Salem Evangelical Lutheran Church has a 58-year history of ministry in southwest Houston. The congregation first met in 1954 as a cottage church in the home of Pastor-Developer M. K. Blackman.

The first worship service as an organized congregation was on February 20, 1955 at Shearn Elementary School on Stella Link. Later the congregation built a house-chapel in Willow Meadows at Cliffwood and McDermed (Mrs. Wagner's School for many years and now Trafton Academy). The first unit on the West Bellfort campus (the A-frame which is now our Parish Hall) was dedicated December 13, 1959. The current worship space was dedicated on August 24, 2008.  There have been many milestone events in Salem's history.

Pastor Blackman served the congregation until 1981; Pastor David A. Roschke began his ministry at Salem in 1982.

The current Congregation Council has identified four "pillars" to describe the core principals of Salem's mission -- Worship & Music, Discipleship & Stewardship, Engagement & Assimilation and Inclusiveness & Diversity.  Salem's motto is:  "Open Hearts.  Serving Hands.  Honest Theology."

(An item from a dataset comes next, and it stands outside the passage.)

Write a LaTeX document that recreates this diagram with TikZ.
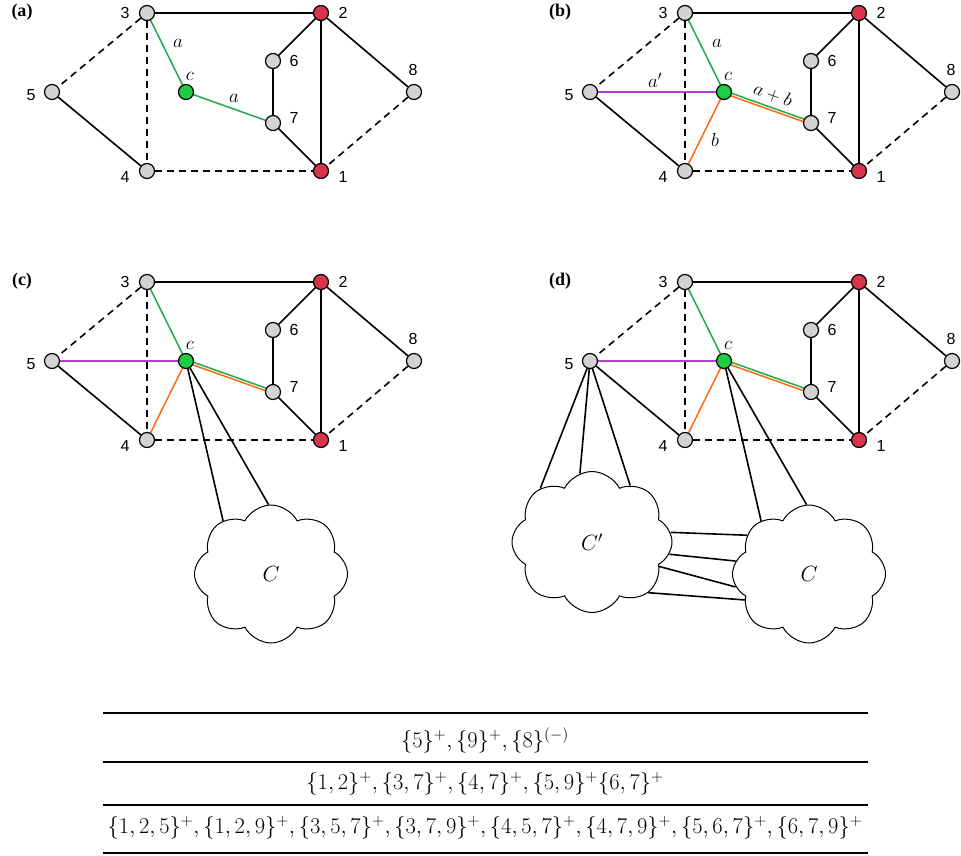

When first organized, Salem was a congregation of the United Lutheran Church in America (ULCA). In 1962, the church body merged to form the Lutheran Church in America (LCA).  In 1988, more than two-thirds of the Lutherans in the United States, including the LCA, merged to form the Evangelical Lutheran Church in America (ELCA), now the fourth largest Protestant denomination in North America.

The Rev. Dr. Mark S. Hanson is the Presiding Bishop of the ELCA; headquarters are in Chicago. Salem is part of the Texas-Louisiana Gulf Coast Synod (commonly referred to as the Gulf Coast Synod) of the ELCA. The Rev. Michael W. Rinehart is our synod bishop; our synod office is in Houston.